La transacción refleja un reordenamiento radical del poder en la industria. Nvidia, con una capitalización de mercado que supera los 3,3 billones de euros, extiende ahora su influencia sobre un Intel valorado en 98.000 millones de euros. La inversión le otorga una participación de menos del 5%, pero le proporciona algo invaluable: acceso garantizado a la capacidad de fabricación y al conocimiento en CPUs de un actor clave, asegurando la cadena de suministro para sus ambiciosos planes.

Para Intel, los beneficios son inmediatos pero implican aceptar un papel secundario. No solo recibe un colchón financiero vital, sino que gana legitimidad tecnológica al asociarse con el líder indiscutible de la IA. Esto le permitirá ofrecer PCs con componentes gráficos de Nvidia integrados para competir con AMD y, potencialmente, posicionarse como un socio futuro para la fabricación de los chips de Nvidia, algo que la compañía evalúa aunque no tiene planes inmediatos. La alianza redefine el concepto de "coopetición" (cooperar y competir a la vez). Mientras colaboran en el frente del data center, seguirán siendo rivales acérrimos en otros. AMD, competidor directo de ambos en CPUs y GPUs, se enfrenta ahora a un bloque formidable.

A nivel global, la alianza fortalece el flanco occidental en la carrera por la supremacía tecnológica. Al conectar el diseño de vanguardia de Nvidia con la capacidad de producción que Intel intenta recuperar, Estados Unidos teje una red de interdependencia interna para reducir su vulnerabilidad frente a actores como la taiwanesa TSMC. El acuerdo Nvidia-Intel es más que una transacción financiera.
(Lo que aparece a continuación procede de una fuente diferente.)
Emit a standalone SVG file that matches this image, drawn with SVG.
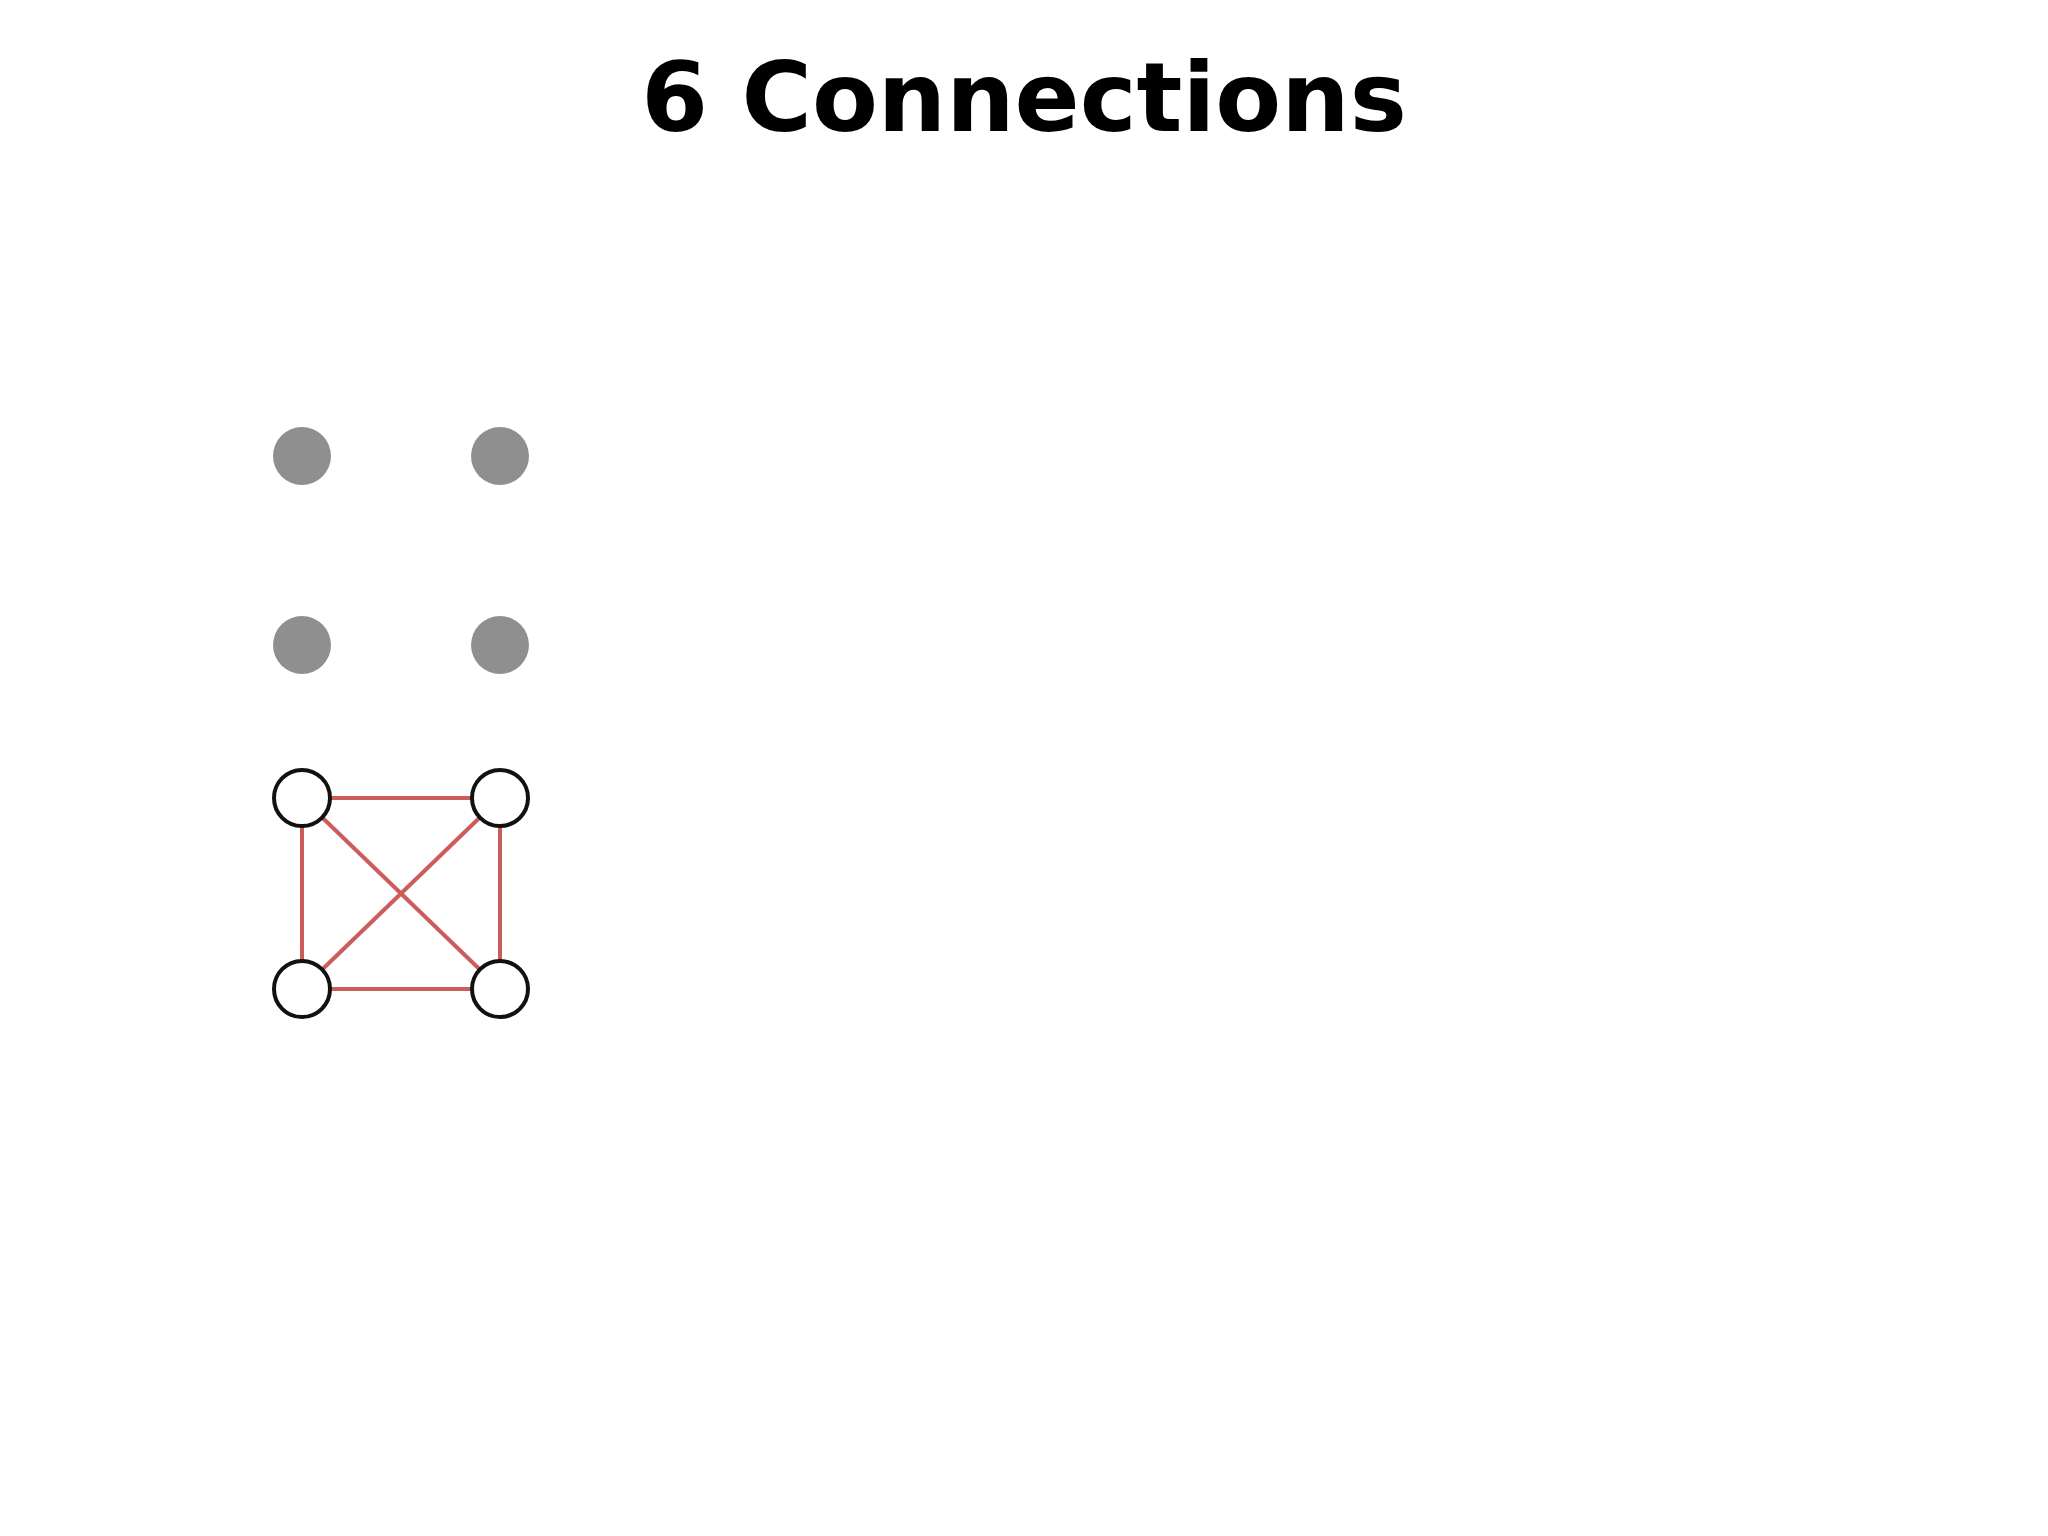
<svg xmlns="http://www.w3.org/2000/svg" width="2048" height="1536" viewBox="0 0 2048 1536">
<style>
.t{font-family:"DejaVu Sans",sans-serif;font-weight:900;font-size:96px;fill:#000}
.dot{fill:#8f8f8f}
.n{fill:#fff;stroke:#111;stroke-width:4}
.e{stroke:#cd5c5c;stroke-width:4;fill:none}
</style>
<rect width="2048" height="1536" fill="#fff"/>
<text class="t" x="1024" y="131" text-anchor="middle">6 Connections</text>
<g id="dots">
<circle class="dot" cx="302" cy="456" r="29"/>
<circle class="dot" cx="500" cy="456" r="29"/>
<circle class="dot" cx="302" cy="645" r="29"/>
<circle class="dot" cx="500" cy="645" r="29"/>
</g>
<g id="connectors">
<line class="e" x1="302" y1="798" x2="500" y2="798"/>
<line class="e" x1="302" y1="989" x2="500" y2="989"/>
<line class="e" x1="302" y1="798" x2="302" y2="989"/>
<line class="e" x1="500" y1="798" x2="500" y2="989"/>
<line class="e" x1="302" y1="798" x2="500" y2="989"/>
<line class="e" x1="500" y1="798" x2="302" y2="989"/>
</g>
<g id="n1"><circle class="n" cx="302" cy="798" r="28"/></g>
<g id="n2"><circle class="n" cx="500" cy="798" r="28"/></g>
<g id="n3"><circle class="n" cx="302" cy="989" r="28"/></g>
<g id="n4"><circle class="n" cx="500" cy="989" r="28"/></g>
</svg>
Es el reconocimiento por parte de dos gigantes de que, en la actual guerra de chips, marcada por la geopolítica y unos costes de I+D insostenibles en solitario, los antiguos rivales necesitan aliarse para sobrevivir. El salvavidas tiene un precio: la era de la hegemonía indiscutida de Intel ha terminado, y el futuro se escribe ahora en una compleja colaboración con su más poderoso heredero.